BRIEF DESCRIPTION OF THE DRAWING
FIGS. 1 (a), (b), (c) shows arrangements of training, development
and testing for Experiment A, B, C.
FIG. 2 shows a confusion matrix of the estimation scores for
Experiment C (music).
FIG. 3 shows MDS (multidimensional scaling) analysis of data shown
in FIG. 2.
FIG. 4 shows the effect of MFCC (Mel-Frequency Cepstral
Coefficient) window size on the EER (equal error rate).
FIG. 5 shows the basic layout of the apparatus.
FIG. 6 shows the steps of creating room models with the preferred
embodiment.
FIG. 7 shows the steps of identifying a room using the preferred
embodiment.
DETAILED DESCRIPTION OF THE PREFERRED EMBODIMENTS
The present invention is directed to identifying a room by its
acoustic fingerprint so that an indoor location can be established.
In particular, the present invention can obtain an audio signal
from a single microphone, such as from a cell phone in an
unidentified room. The audio is analyzed to determine how it is
affected by the room architecture. Then, the information is
compared with previously developed room models, stored in a
database, to determine in which room the audio was captured.
First, a set of audio recordings for a predetermined room is
obtained, for example, a bedroom, a classroom, a library, etc.

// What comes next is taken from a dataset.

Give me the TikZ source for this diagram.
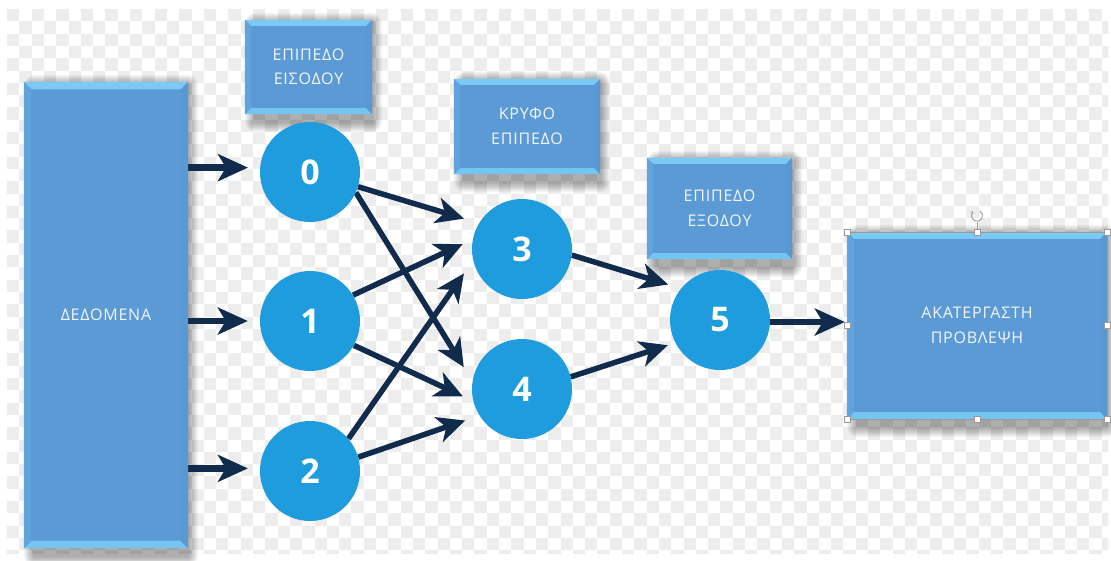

Audio features are extracted from each audio signal. The acoustic
features that can be extracted are for example Mel-Frequency
Cepstral Coefficient (MFCC) (see
http://en.wikipedia.org/wiki/mel_frequency_cepstrum) acoustic
features as well as other features not limited to MFCC such as
modulation spectrogram, etc. The MFCC are audio features that are
used for speaker verification or automatic speaker recognition as
well as many other applications. The features are frequency
dependent so that a plurality of MFCC audio features are extracted
for difference frequency ranges. Thus, each audio signal comprises
a plurality of individual samples.
The extracted features compress the samples into a smaller number
of parameters which are used for room identification. In
particular, given a set of extracted audio features for each audio
recording in a room, mathematical functions are developed that try
to model the distribution of the audio features via machine
learning. (see www.dcs.gla.ac.uk/.about.vinca/textbook.pdf "Machine
Learning For Audio, Image and Video Analysis: Theory and
Application by Camastra and Vinciarelli for machine learning in an
audio domain). In other words, given a set of features extracted
from a given room, a set of Gaussian curves, which are standard
mean of a normal curve, are developed by computer modeling as a
standard model. The set of a plurality of curves are derived for
each room to model the distribution of all the features obtained
from audio recordings for that particular room. Other machine
learning techniques beside a Gaussian mixture mode such an
artificial neural network (ANN), etc. may be used.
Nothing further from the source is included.